— Start —
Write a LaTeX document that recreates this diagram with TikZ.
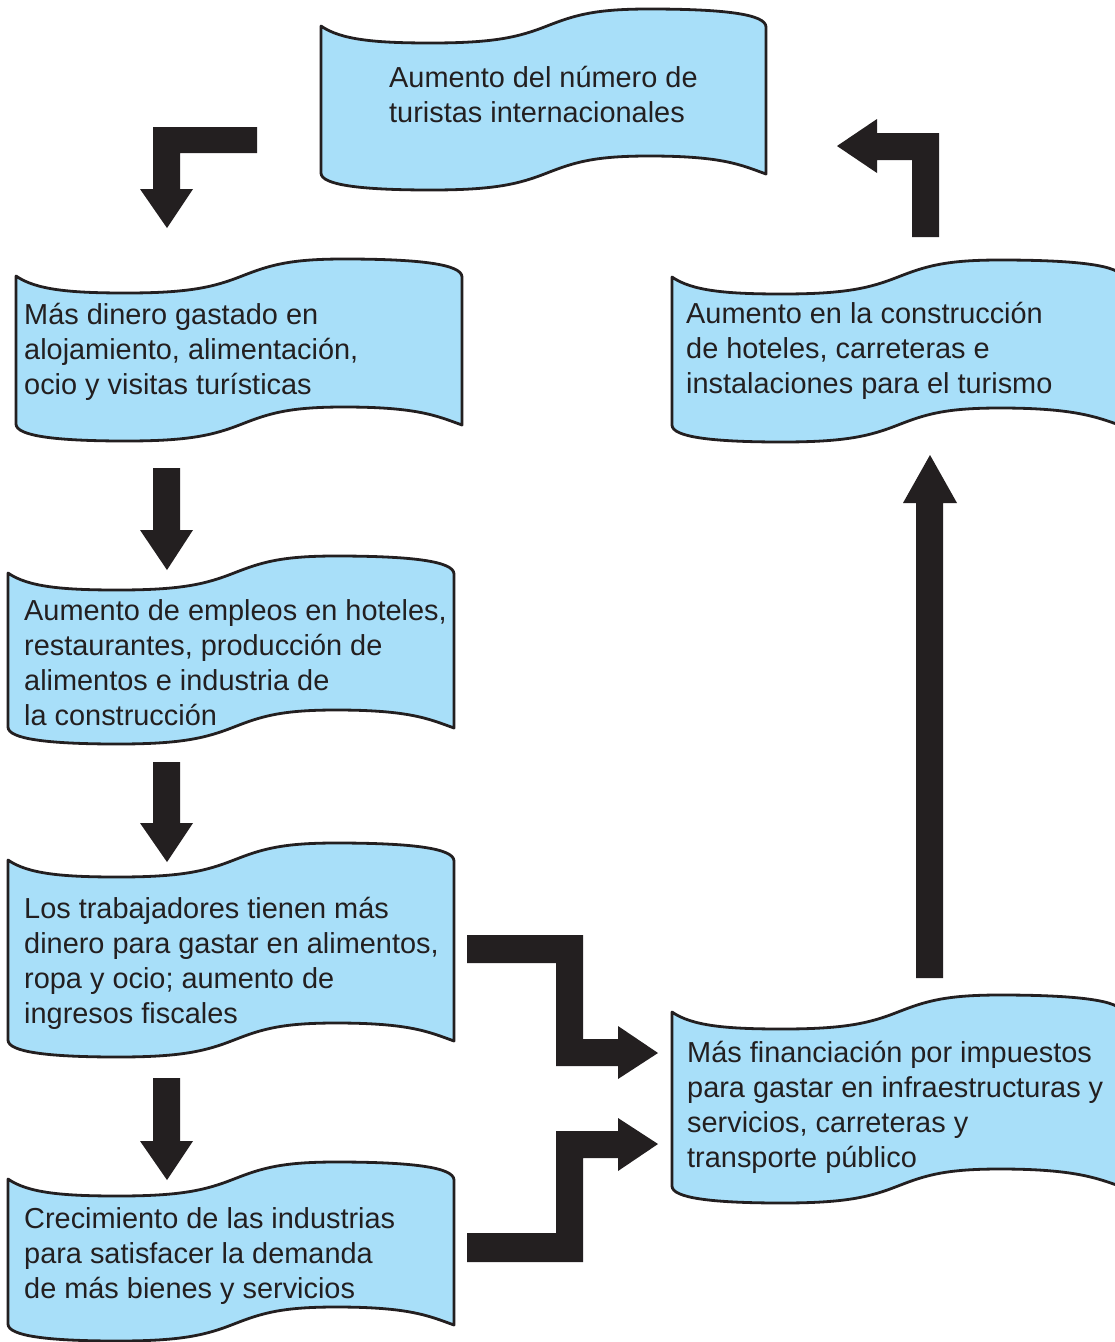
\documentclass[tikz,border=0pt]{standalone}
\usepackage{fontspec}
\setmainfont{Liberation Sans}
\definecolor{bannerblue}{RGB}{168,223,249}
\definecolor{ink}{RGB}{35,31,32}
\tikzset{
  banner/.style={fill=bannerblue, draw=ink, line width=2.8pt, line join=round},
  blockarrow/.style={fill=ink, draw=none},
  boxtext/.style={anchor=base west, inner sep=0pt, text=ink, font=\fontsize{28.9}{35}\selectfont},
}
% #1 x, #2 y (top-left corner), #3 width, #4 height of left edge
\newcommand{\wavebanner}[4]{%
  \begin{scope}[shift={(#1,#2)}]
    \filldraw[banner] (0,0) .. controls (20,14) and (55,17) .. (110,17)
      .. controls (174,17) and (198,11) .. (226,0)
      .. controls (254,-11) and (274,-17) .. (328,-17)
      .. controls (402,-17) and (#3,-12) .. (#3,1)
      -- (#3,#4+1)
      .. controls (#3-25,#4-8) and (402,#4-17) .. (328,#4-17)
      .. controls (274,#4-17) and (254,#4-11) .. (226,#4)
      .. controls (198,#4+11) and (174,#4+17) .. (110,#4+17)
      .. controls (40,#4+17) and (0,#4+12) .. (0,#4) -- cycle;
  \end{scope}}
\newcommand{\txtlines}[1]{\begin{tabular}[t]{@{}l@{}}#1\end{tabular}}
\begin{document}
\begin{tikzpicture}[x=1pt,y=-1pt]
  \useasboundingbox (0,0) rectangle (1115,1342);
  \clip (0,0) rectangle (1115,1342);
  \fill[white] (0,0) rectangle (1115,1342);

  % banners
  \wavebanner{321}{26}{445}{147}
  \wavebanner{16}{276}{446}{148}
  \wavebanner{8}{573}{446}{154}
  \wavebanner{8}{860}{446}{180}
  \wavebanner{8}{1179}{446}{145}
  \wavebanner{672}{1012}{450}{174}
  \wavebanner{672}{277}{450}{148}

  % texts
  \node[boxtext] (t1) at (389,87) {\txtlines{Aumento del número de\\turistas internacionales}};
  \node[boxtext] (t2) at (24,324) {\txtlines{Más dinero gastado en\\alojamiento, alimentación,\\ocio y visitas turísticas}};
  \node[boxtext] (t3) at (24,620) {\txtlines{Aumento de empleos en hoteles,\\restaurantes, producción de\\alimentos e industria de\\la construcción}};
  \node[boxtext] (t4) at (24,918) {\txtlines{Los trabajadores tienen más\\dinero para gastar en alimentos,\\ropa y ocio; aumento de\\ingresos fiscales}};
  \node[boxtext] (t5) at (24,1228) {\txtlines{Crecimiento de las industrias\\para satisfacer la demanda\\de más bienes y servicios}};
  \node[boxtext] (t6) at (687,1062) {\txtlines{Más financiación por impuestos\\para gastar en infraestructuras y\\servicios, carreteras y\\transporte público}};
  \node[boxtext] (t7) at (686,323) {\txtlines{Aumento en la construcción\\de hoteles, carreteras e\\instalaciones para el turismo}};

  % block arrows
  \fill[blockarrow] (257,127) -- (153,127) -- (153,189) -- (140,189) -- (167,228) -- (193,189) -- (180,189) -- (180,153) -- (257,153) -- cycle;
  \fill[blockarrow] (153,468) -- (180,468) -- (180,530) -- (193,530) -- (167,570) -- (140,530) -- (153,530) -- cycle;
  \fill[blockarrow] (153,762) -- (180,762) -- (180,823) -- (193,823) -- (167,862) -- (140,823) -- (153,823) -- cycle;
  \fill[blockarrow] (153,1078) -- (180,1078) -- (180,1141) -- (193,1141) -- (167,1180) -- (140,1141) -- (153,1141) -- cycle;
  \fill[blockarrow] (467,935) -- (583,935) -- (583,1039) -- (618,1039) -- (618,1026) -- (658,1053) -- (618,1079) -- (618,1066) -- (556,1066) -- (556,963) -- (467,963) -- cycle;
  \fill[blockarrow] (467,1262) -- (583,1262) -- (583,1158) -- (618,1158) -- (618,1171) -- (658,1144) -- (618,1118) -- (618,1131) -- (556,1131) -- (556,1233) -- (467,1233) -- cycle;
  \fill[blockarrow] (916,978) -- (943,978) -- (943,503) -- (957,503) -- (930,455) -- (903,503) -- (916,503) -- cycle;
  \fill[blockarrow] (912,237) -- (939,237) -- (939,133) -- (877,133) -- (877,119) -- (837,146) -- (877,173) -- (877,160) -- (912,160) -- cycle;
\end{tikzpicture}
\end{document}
— End —
■ BRIEF:
Quote the data above in full and without alteration; skip the pictures.

■ WRITTEN ANSWER:
Write a LaTeX document that recreates this diagram with TikZ.
\documentclass[tikz,border=0pt]{standalone}
\usepackage{fontspec}
\setmainfont{Liberation Sans}
\definecolor{bannerblue}{RGB}{168,223,249}
\definecolor{ink}{RGB}{35,31,32}
\tikzset{
  banner/.style={fill=bannerblue, draw=ink, line width=2.8pt, line join=round},
  blockarrow/.style={fill=ink, draw=none},
  boxtext/.style={anchor=base west, inner sep=0pt, text=ink, font=\fontsize{28.9}{35}\selectfont},
}
% #1 x, #2 y (top-left corner), #3 width, #4 height of left edge
\newcommand{\wavebanner}[4]{%
  \begin{scope}[shift={(#1,#2)}]
    \filldraw[banner] (0,0) .. controls (20,14) and (55,17) .. (110,17)
      .. controls (174,17) and (198,11) .. (226,0)
      .. controls (254,-11) and (274,-17) .. (328,-17)
      .. controls (402,-17) and (#3,-12) .. (#3,1)
      -- (#3,#4+1)
      .. controls (#3-25,#4-8) and (402,#4-17) .. (328,#4-17)
      .. controls (274,#4-17) and (254,#4-11) .. (226,#4)
      .. controls (198,#4+11) and (174,#4+17) .. (110,#4+17)
      .. controls (40,#4+17) and (0,#4+12) .. (0,#4) -- cycle;
  \end{scope}}
\newcommand{\txtlines}[1]{\begin{tabular}[t]{@{}l@{}}#1\end{tabular}}
\begin{document}
\begin{tikzpicture}[x=1pt,y=-1pt]
  \useasboundingbox (0,0) rectangle (1115,1342);
  \clip (0,0) rectangle (1115,1342);
  \fill[white] (0,0) rectangle (1115,1342);

  % banners
  \wavebanner{321}{26}{445}{147}
  \wavebanner{16}{276}{446}{148}
  \wavebanner{8}{573}{446}{154}
  \wavebanner{8}{860}{446}{180}
  \wavebanner{8}{1179}{446}{145}
  \wavebanner{672}{1012}{450}{174}
  \wavebanner{672}{277}{450}{148}

  % texts
  \node[boxtext] (t1) at (389,87) {\txtlines{Aumento del número de\\turistas internacionales}};
  \node[boxtext] (t2) at (24,324) {\txtlines{Más dinero gastado en\\alojamiento, alimentación,\\ocio y visitas turísticas}};
  \node[boxtext] (t3) at (24,620) {\txtlines{Aumento de empleos en hoteles,\\restaurantes, producción de\\alimentos e industria de\\la construcción}};
  \node[boxtext] (t4) at (24,918) {\txtlines{Los trabajadores tienen más\\dinero para gastar en alimentos,\\ropa y ocio; aumento de\\ingresos fiscales}};
  \node[boxtext] (t5) at (24,1228) {\txtlines{Crecimiento de las industrias\\para satisfacer la demanda\\de más bienes y servicios}};
  \node[boxtext] (t6) at (687,1062) {\txtlines{Más financiación por impuestos\\para gastar en infraestructuras y\\servicios, carreteras y\\transporte público}};
  \node[boxtext] (t7) at (686,323) {\txtlines{Aumento en la construcción\\de hoteles, carreteras e\\instalaciones para el turismo}};

  % block arrows
  \fill[blockarrow] (257,127) -- (153,127) -- (153,189) -- (140,189) -- (167,228) -- (193,189) -- (180,189) -- (180,153) -- (257,153) -- cycle;
  \fill[blockarrow] (153,468) -- (180,468) -- (180,530) -- (193,530) -- (167,570) -- (140,530) -- (153,530) -- cycle;
  \fill[blockarrow] (153,762) -- (180,762) -- (180,823) -- (193,823) -- (167,862) -- (140,823) -- (153,823) -- cycle;
  \fill[blockarrow] (153,1078) -- (180,1078) -- (180,1141) -- (193,1141) -- (167,1180) -- (140,1141) -- (153,1141) -- cycle;
  \fill[blockarrow] (467,935) -- (583,935) -- (583,1039) -- (618,1039) -- (618,1026) -- (658,1053) -- (618,1079) -- (618,1066) -- (556,1066) -- (556,963) -- (467,963) -- cycle;
  \fill[blockarrow] (467,1262) -- (583,1262) -- (583,1158) -- (618,1158) -- (618,1171) -- (658,1144) -- (618,1118) -- (618,1131) -- (556,1131) -- (556,1233) -- (467,1233) -- cycle;
  \fill[blockarrow] (916,978) -- (943,978) -- (943,503) -- (957,503) -- (930,455) -- (903,503) -- (916,503) -- cycle;
  \fill[blockarrow] (912,237) -- (939,237) -- (939,133) -- (877,133) -- (877,119) -- (837,146) -- (877,173) -- (877,160) -- (912,160) -- cycle;
\end{tikzpicture}
\end{document}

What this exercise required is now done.